Association mapping reveals a reciprocal virulence/avirulence locus within diverse US Pyrenophora teres f. maculata isolates

Authors: CLARE, SHAUN - Washington State University; DUELLMAN, KASIA - Washington State University; RICHARDS, JONATHAN - Louisiana State University Agcenter; POUDEL, ROSHAN - North Dakota State University; MERRICK, LANCE - Washington State University; Friesen, Timothy; BRUEGGEMAN, ROBERT - Washington State University

Submitted to: BMC Genomics
Publication Type: Peer Reviewed Journal
Publication Acceptance Date: 3/17/2022
Publication Date: 4/9/2022
Citation: Clare, S., Duellman, K., Richards, J., Poudel, R., Merrick, L., Friesen, T.L., Brueggeman, R.S. 2022. Association mapping reveals a reciprocal virulence/avirulence locus within diverse US Pyrenophora teres f. maculata isolates. BMC Genomics. 23. Article 285. https://doi.org/10.1186/s12864-022-08529-1.
DOI: https://doi.org/10.1186/s12864-022-08529-1

Interpretive Summary: Outbreaks of spot form net blotch of barley have recently resulted in major yield and quality losses for growers in several areas of the world, including the Northern Great Plains of the United States. How the causal fungal pathogen is infecting and causing disease is poorly understood and understanding of the infection processes is necessary for controlling the pathogen through host resistance and/or cultural practices. Pathogen isolates collected from North Dakota, Montana, and Idaho were used to identify the location of virulence genes that induce disease on barley. Several genetic loci were identified that can now be mined for genes that are contributing to the induction of spot form net blotch disease symptoms. This work is important to barley pathologists and barley breeders working toward controlling spot form net blotch of barley.
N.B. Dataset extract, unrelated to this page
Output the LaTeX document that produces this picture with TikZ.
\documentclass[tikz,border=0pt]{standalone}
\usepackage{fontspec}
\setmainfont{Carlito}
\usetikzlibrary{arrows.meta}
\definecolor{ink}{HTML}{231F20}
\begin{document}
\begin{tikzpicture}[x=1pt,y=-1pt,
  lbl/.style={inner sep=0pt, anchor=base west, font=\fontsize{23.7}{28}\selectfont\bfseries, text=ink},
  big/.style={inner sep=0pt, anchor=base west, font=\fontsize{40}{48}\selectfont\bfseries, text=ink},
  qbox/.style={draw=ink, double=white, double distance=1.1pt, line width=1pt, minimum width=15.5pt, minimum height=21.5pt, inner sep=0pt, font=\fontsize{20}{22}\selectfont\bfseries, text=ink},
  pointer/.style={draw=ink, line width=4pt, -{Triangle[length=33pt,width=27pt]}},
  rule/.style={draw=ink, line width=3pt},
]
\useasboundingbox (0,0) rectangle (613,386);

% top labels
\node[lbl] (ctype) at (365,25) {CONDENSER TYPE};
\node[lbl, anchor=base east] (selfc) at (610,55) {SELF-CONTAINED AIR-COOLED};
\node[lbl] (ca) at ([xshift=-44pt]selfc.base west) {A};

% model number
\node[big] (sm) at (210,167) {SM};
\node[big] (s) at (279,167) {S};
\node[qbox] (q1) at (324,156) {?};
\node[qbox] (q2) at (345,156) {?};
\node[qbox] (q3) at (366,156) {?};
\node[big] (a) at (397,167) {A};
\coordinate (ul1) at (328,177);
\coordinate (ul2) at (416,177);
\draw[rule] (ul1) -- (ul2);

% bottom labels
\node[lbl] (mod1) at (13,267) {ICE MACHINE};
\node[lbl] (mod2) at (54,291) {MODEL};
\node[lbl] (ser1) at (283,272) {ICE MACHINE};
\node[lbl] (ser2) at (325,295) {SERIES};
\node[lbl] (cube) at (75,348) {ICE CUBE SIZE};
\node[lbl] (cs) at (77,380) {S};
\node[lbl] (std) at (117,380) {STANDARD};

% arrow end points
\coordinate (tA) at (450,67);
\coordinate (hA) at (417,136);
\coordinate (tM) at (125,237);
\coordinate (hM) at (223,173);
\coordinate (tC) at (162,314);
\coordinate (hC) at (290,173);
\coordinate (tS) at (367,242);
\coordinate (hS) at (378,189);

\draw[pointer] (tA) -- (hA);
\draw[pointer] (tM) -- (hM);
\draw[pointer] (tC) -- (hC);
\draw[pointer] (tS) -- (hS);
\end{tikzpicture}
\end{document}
Technical Abstract: Background Spot form net blotch (SFNB) caused by the necrotrophic fungal pathogen Pyrenophora teres f. maculata (Ptm) is an economically important disease of barley that also infects wheat. Using genetic analysis to characterize loci in Ptm genomes associated with virulence or avirulence is an important step to identify pathogen effectors that determine compatible (virulent) or incompatible (avirulent) interactions with cereal hosts. Association mapping (AM) is a powerful tool for detecting virulence loci utilizing phenotyping and genotyping data generated for natural populations of plant pathogenic fungi. Results Restriction-site associated DNA genotyping-by-sequencing (RAD-GBS) was used to generate 4,836 single nucleotide polymorphism (SNP) markers for a natural population of 103 Ptm isolates collected from Idaho, Montana and North Dakota. Association mapping analyses were performed utilizing the genotyping and infection type data generated for each isolate when challenged on barley seedlings of thirty SFNB differential barley lines. A total of 39 marker trait associations (MTAs) were detected across the 20 barley lines corresponding to 30 QTL; 26 novel QTL and 4 that were previously mapped in Ptm biparental populations. These results using diverse US isolates and barley genotypes showed numerous barley-Ptm genetic interactions with 7 of the 30 Ptm virulence/avirulence loci falling on chromosome 3 suggesting that it is a reservoir of diverse virulence effectors. One of the loci exhibited reciprocal virulence/avirulence with one haplotype predominantly present in isolates collected from Idaho increasing susceptibility in barley line MXB468 and the alternative haplotype predominantly present in isolates collected from North Dakota and Montana increasing susceptibility in barley line CI9819. Conclusions Association mapping provided novel insight into the host pathogen genetic interactions occurring in the barley-Ptm pathosystem. The analysis suggests that chromosome 3 of Ptm serves as an effector reservoir in concordance with previous reports for Pyrenophora teres f. teres the causal agent of the closely related disease net form net blotch. Additionally, these analyses identified the first reported case of a reciprocal pathogen virulence locus. However, further investigation of the pathosystem is required to determine if multiple genes or alleles of the same gene are responsible for this genetic phenomenon.